The aim of this study was to determine the rate of indocyanine green (ICG) staining of bone and soft-tissue tumours, as well as the stability and accuracy of ICG fluorescence imaging in detecting tumour residuals during surgery for bone and soft-tissue tumours. ICG fluorescence imaging was performed during surgery in 34 patients with bone and soft-tissue tumours.
ICG was administered intravenously at a dose of 2 mg/kg over a period of 60 minutes on the day prior to surgery. The tumour stain rate and signal-to-background ratio of each tumour were post hoc analyzed. After tumour resection, the tumour bed was scanned to locate sites with fluorescence residuals, which were subsequently inspected and biopsied. The overall tumour stain rate was 88% (30/34 patients), and specific stain rates included 90% for osteosarcomas and 92% for giant cell tumours. For malignant tumours, the overall stain rate was 94%, while it was 82% for benign tumours.

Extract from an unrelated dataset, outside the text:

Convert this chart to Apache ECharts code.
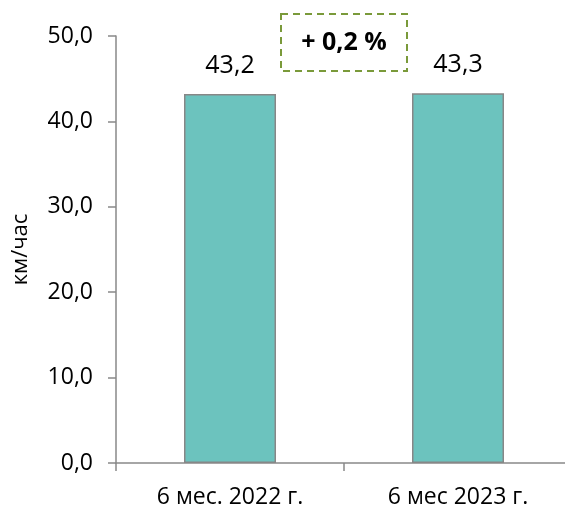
<!DOCTYPE html>
<html><head><meta charset="utf-8">
<script src="https://cdn.jsdelivr.net/npm/echarts@6/dist/echarts.min.js"></script>
<style>html,body{margin:0;padding:0;background:#fff}#c{width:565px;height:509px}</style>
</head><body><div id="c"></div>
<script>
const categories = ['6 мес. 2022 г.', '6 мес 2023 г.'];
const speedValues = [43.2, 43.3];
const yTicks = [0, 10, 20, 30, 40, 50];
const axisTitle = 'км/час';
const changeLabel = '+ 0,2 %';

const fmt = v => v.toFixed(1).replace('.', ',');
const FONT = '"Open Sans", sans-serif';
const catPos = categories.map((c, i) => i + 0.5);
const AXIS_LEFT = 116, BAND = 228, W = 565;
const chart = echarts.init(document.getElementById('c'), null, {renderer: 'canvas'});
chart.setOption({
  animation: false,
  grid: {left: AXIS_LEFT, right: 0, top: 36, bottom: 46, containLabel: false},
  xAxis: {
    type: 'value', min: 0, max: (W - AXIS_LEFT) / BAND,
    splitLine: {show: false},
    axisLine: {show: true, lineStyle: {color: '#898989', width: 1.5}},
    axisTick: {show: true, length: 8, customValues: categories.map((c, i) => i), lineStyle: {color: '#898989', width: 1.5}},
    axisLabel: {color: '#000', fontFamily: FONT, fontSize: 23, margin: 23, customValues: catPos,
      formatter: v => categories[Math.round(v - 0.5)] || ''}
  },
  yAxis: {
    type: 'value', min: yTicks[0], max: yTicks[yTicks.length - 1], interval: 10,
    name: axisTitle, nameLocation: 'middle', nameGap: 84, nameRotate: 90,
    nameTextStyle: {color: '#000', fontFamily: FONT, fontSize: 22},
    axisLine: {show: true, lineStyle: {color: '#898989', width: 1.5}},
    axisTick: {show: true, length: 8, lineStyle: {color: '#898989', width: 1.5}},
    splitLine: {show: false},
    axisLabel: {color: '#000', fontFamily: FONT, fontSize: 23, margin: 23, formatter: v => fmt(v)}
  },
  series: [{
    type: 'bar', data: speedValues.map((v, i) => [catPos[i], v]), barWidth: 92,
    itemStyle: {color: '#6cc3be', borderColor: '#878787', borderWidth: 1.5},
    label: {show: true, position: 'top', distance: 16, color: '#000', fontFamily: FONT, fontSize: 25, formatter: p => fmt(p.value[1])}
  }],
  graphic: [
    {type: 'rect', shape: {x: 281, y: 14, width: 126, height: 57},
     style: {fill: 'none', stroke: '#7a9a3a', lineWidth: 2, lineDash: [7, 5]}},
    {type: 'text', x: 344, y: 43, style: {text: changeLabel, fill: '#000', font: 'bold 25px "Open Sans", sans-serif', textAlign: 'center', textVerticalAlign: 'middle'}}
  ]
});
</script></body></html>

The ICG tumour stain was not influenced by different pathologies, such as malignant versus benign pathology, the reception (or lack thereof) of neoadjuvant chemotherapies, the length of time between drug administration and surgery, the number of doses of denosumab for patients with giant cell tumours, or the tumour response to neoadjuvant chemotherapy. The overall accuracy rate of successfully predicting tumour residuals using fluorescence was 49% (23/47 pieces of tissue). The accuracy rate after en bloc resection was significantly lower than that after piecemeal resection (16% vs 71%; p < 0.001). A high percentage of bone and soft-tissue tumours can be stained by ICG and the tumour staining with ICG was stable.
This approach can be used in both benign and malignant tumours, regardless of whether neoadjuvant chemotherapy is adopted. The technique is also useful to detect tumour residuals in the wound, especially in patients undergoing piecemeal resection.